Who will be the next 'Big Three'?
by Alex King
Jun 09, 2011 | 9294 views | 0 0 comments | 125 125 recommendations | email to a friend | print
Chris Paul. Deron Williams. Dwight Howard. What’s the common thread among these NBA athletes? Each will be an unrestricted free agent come the summer of 2012. Each will have a huge payday. But where? With the “Big Three” of Dwyane Wade, LeBron James and Chris Bosh in Miami seeing immediate results from their collaboration, and the Celtics of Allen, Garnett and Pierce before them, there is precedent for stars to join forces to compete for a championship.

When James announced his decision to play for the Heat, the makings of a Carmelo Anthony-to-New York deal gained momentum. Now that Carmelo wears the blue, white and orange, the Knicks have positioned themselves to form the next “Big Three.” Amar’e Stoudemire and Carmelo form a dynamic duo, even if they need a bit more time to adapt their offenses.

If you’re a fan of the Knicks or one of the few other NBA teams that could pay for a Heat-like trio (Bulls, Celtics, Lakers, Magic and Mavericks), there are few downsides to having all that talent on your team. But there are obvious drawbacks if you’re a small-market team such as the Charlotte Bobcats or the Sacramento Kings, both rumored to be on the verge of relocating. Teams without a strong fan base or financial resources will be on the losing end, as will the teams who now have to face the Heat for a chance to play in the NBA Finals.

With the apparent lack of depth in the league, along with the watered-down talent, the amount of parity will rapidly decrease and a select number of super-teams will dominate for a minimum of four or five seasons. The NBA itself may not be averse to a handful of talent-heavy teams as long as they’re in the right cities. Commissioner David Stern has not indicated his preferences, but he must be salivating at the thought of large-market teams like the Knicks and the Heat becoming the face of his brand.

For the fans, bragging rights and the desire for a winning product fuel them. League officials have their own corporate agenda.
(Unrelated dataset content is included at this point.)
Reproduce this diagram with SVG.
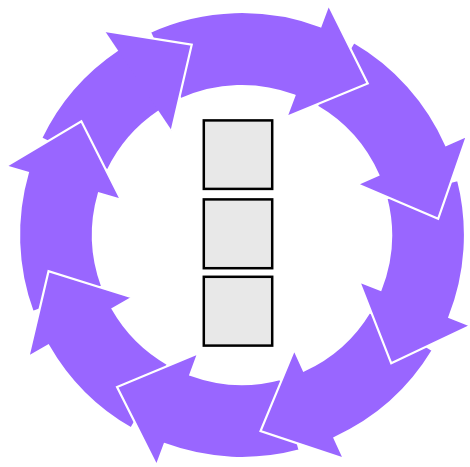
<svg xmlns="http://www.w3.org/2000/svg" width="470" height="467" viewBox="0 0 470 467">
<style>
.arrow{fill:#9966ff;stroke:#ffffff;stroke-width:2.2;stroke-linejoin:miter}
.headfill{fill:#9966ff;stroke:none}
.headline{fill:none;stroke:#ffffff;stroke-width:2.2;stroke-linejoin:miter}
.box{fill:#e8e8e8;stroke:#000000;stroke-width:2.5}
</style>
<rect x="0" y="0" width="470" height="467" fill="#ffffff"/>
<g id="cycle">
<g id="arrow-a" transform="translate(242,235) rotate(-33.9)">
<path class="arrow" d="M0,-223 A223,223 0 0 0 -112.84,-192.34 L-75.40,-128.51 A149,149 0 0 1 0,-149 L0,-126 L64.4,-186 L0,-246 Z"/>
</g>
<g id="arrow-h" transform="translate(242,235) rotate(-73.8)">
<path class="arrow" d="M0,-223 A223,223 0 0 0 -132.33,-179.49 L-88.42,-119.93 A149,149 0 0 1 0,-149 L0,-126 L64.4,-186 L0,-246 Z"/>
</g>
<g id="arrow-g" transform="translate(242,235) rotate(240.3)">
<path class="arrow" d="M0,-223 A223,223 0 0 0 -113.18,-192.14 L-75.62,-128.38 A149,149 0 0 1 0,-149 L0,-126 L64.4,-186 L0,-246 Z"/>
</g>
<g id="arrow-f" transform="translate(242,235) rotate(200.3)">
<path class="arrow" d="M0,-223 A223,223 0 0 0 -128.86,-182.00 L-86.10,-121.60 A149,149 0 0 1 0,-149 L0,-126 L64.4,-186 L0,-246 Z"/>
</g>
<g id="arrow-e" transform="translate(242,235) rotate(155.5)">
<path class="arrow" d="M0,-223 A223,223 0 0 0 -125.99,-184.00 L-84.18,-122.94 A149,149 0 0 1 0,-149 L0,-126 L64.4,-186 L0,-246 Z"/>
</g>
<g id="arrow-d" transform="translate(242,235) rotate(111.6)">
<path class="arrow" d="M0,-223 A223,223 0 0 0 -130.76,-180.64 L-87.37,-120.70 A149,149 0 0 1 0,-149 L0,-126 L64.4,-186 L0,-246 Z"/>
</g>
<g id="arrow-c" transform="translate(242,235) rotate(66.2)">
<path class="arrow" d="M0,-223 A223,223 0 0 0 -131.39,-180.18 L-87.79,-120.39 A149,149 0 0 1 0,-149 L0,-126 L64.4,-186 L0,-246 Z"/>
</g>
<g id="arrow-b" transform="translate(242,235) rotate(20.6)">
<path class="arrow" d="M0,-223 A223,223 0 0 0 -157.68,-157.68 L-105.36,-105.36 A149,149 0 0 1 0,-149 L0,-126 L64.4,-186 L0,-246 Z"/>
</g>
<g id="arrow-a-head" transform="translate(242,235) rotate(-33.9)">
<polygon class="headfill" points="0,-246 64.4,-186 0,-126"/>
<polyline class="headline" points="0,-246 64.4,-186 0,-126"/>
</g>
</g>
<g id="box-1"><rect class="box" x="203.8" y="120.4" width="68.4" height="68.5"/></g>
<g id="box-2"><rect class="box" x="203.8" y="199.4" width="68.4" height="68.8"/></g>
<g id="box-3"><rect class="box" x="203.8" y="276.8" width="68.4" height="68.8"/></g>
</svg>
Although no one knows exactly how the triple-teaming up of stars will play itself out, one thing is certain: the number of people watching the championship series – either rooting for the Heat or for them to get beaten – is huge, potentially creating vastly increased loyalty to - and revenues for - the league. That might be enough to elevate the NBA to being the premier league in the country, and maybe – just maybe – the world.